Django unleashes his retribution vigorously with a DTS-HD Master Audio soundtrack that's magnificent, if only a bit more subtle than the video.
The majority of the design is kept up front where the soundstage feels broad and sweeping thanks to excellent separation and fluid movement between the channels. Imaging is expansive and enthusiastic with several discrete off-screen effects while dialogue remains precise and intelligible in the center of the screen. Dynamic range is highly extensive and rather superb, exhibiting brilliant details and differentiation within the orchestration. We can clearly hear each pluck of the guitar string and appreciate the individual brass instruments. Low bass doesn't pack the sort of wallop and punch we'd expect from the action and few explosions, but there is some decent impact in the gunshots and the music delivers the more robust aspects to the LFE channel.
Rear activity is in much the same boat, sprinkling the room with several amusing effects but never really generating a consistent soundscape. Atmospherics are employed throughout with excellent directionality, extending the soundfield and providing some appreciable ambience. Only, it's not all that convincing and can sometimes feel as if there simply to remind viewers they're listening in surround sound. The lossless mix's more substantial and enjoyable aspect comes from the front soundstage, and fans are sure to find it the most satisfying.

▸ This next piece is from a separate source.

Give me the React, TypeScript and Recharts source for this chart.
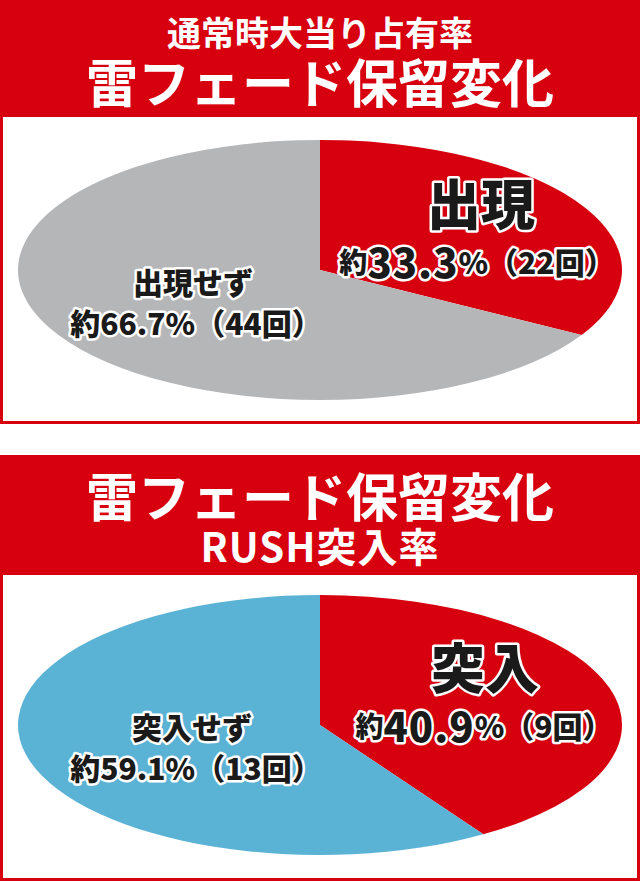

Tapping into a pre-established legacy within Exploitation Cinema, 'Django Unchained' continues an Italian western tradition where the titular character, played terrifically by Jamie Foxx, issues vengeance and justice in some very brutal ways. Also starring Christoph Waltz, Leonardo DiCaprio, and Samuel L. Jackson, Quentin Tarantino's latest genre love-letter is a masterful display of style and hyperbole. The Blu-ray is available in a variety of packages, many of which are store exclusives, and arrives with an excellent audio and video presentation. Supplements are in short supply, which is a bit of a disappointment, but the overall package is recommended nonetheless.